Really? The pan flute*? (of course)
Bagpipes?

*Zamfir, you freaking reprobate.

Actually, that’s exactly what the author of Luke was doing. And the author of John was just writing fan *fiction. The mistake was in putting the four gospels together in the same book, rather than recognizing them as competing works that by rights should have been viewed as mutually exclusive.

*By contrast, Mark was just straight historical fiction and Matthew was just a riff on Mark (I honestly don’t know why scholars infer a Q source: Occam’s razor tells me that rather than Matthew and Luke drawing from Q, Luke was just riffing off Mark and Matthew both).

I actually recently learned the answer to this.

Both Matthew and Luke follow Mark in the order of events. And when Matthew and Luke have something Mark does not, they tend to follow the same order of events.

But when it comes to Jesus’s sayings, they’re all mixed up and put in different places in teh narrative. If Luke were copying Matthew, it would be expected they’d also keep the sayings in the same order.

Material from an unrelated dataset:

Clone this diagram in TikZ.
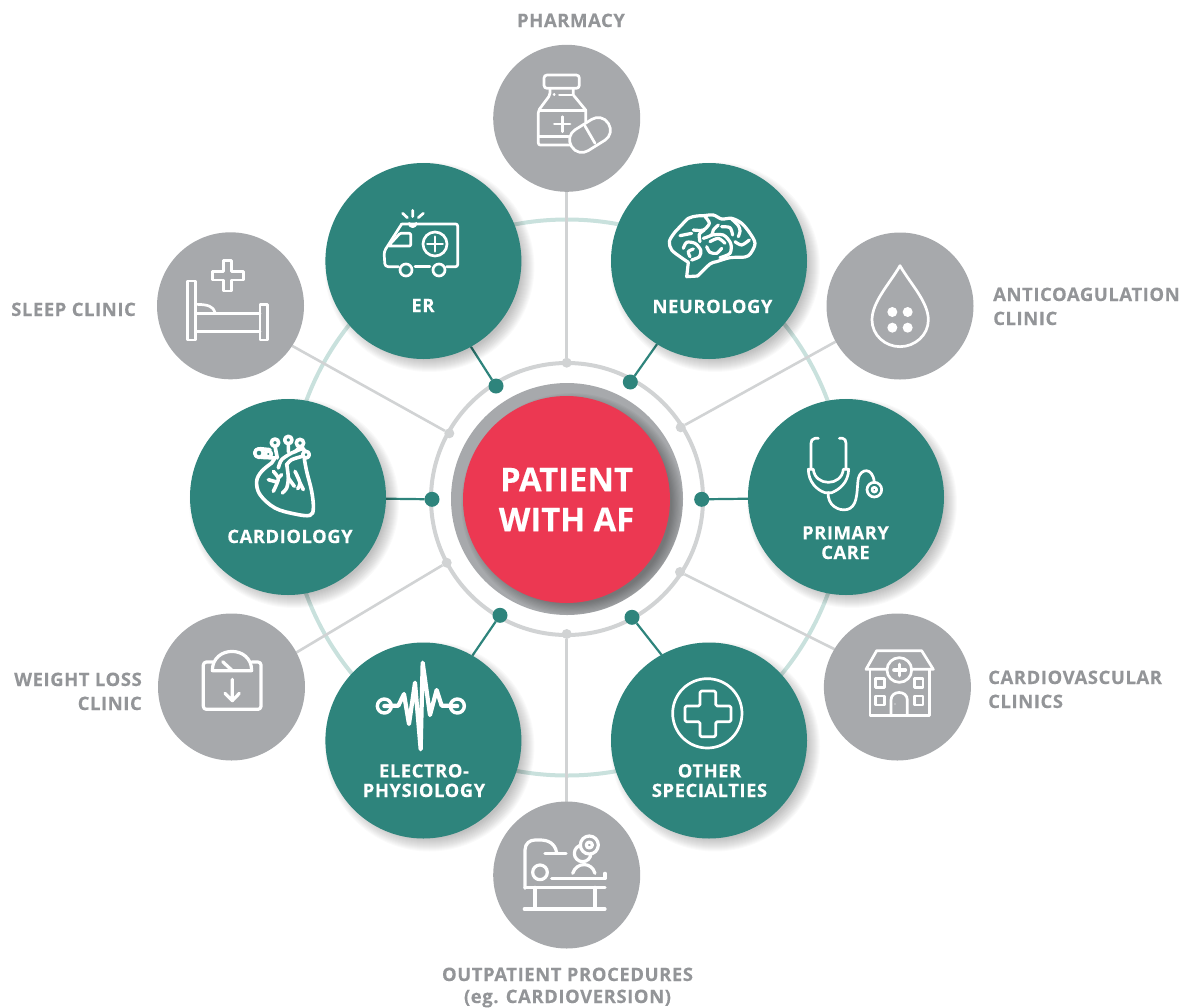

A proposed reason is that there was an additional source that Matthew and Luke both had, separately. And that source would be just a list of saying of Jesus, and that each writer chose when to slot them into the story. Hence why the results are so different.

Also, a quibble: fiction means that the author and audience both are aware that the work is not true. I would allege that the Gospels do not contain any fiction. They are most likely oral legends — including John. It’s just John was written with later legends from a different group, without referencing the other gospels.

It is just a quibble, as I’m sure most people just mean “non-factual” when they use the term fiction. But I do think referring to them as legends gives a better idea of how they were believed to have been written.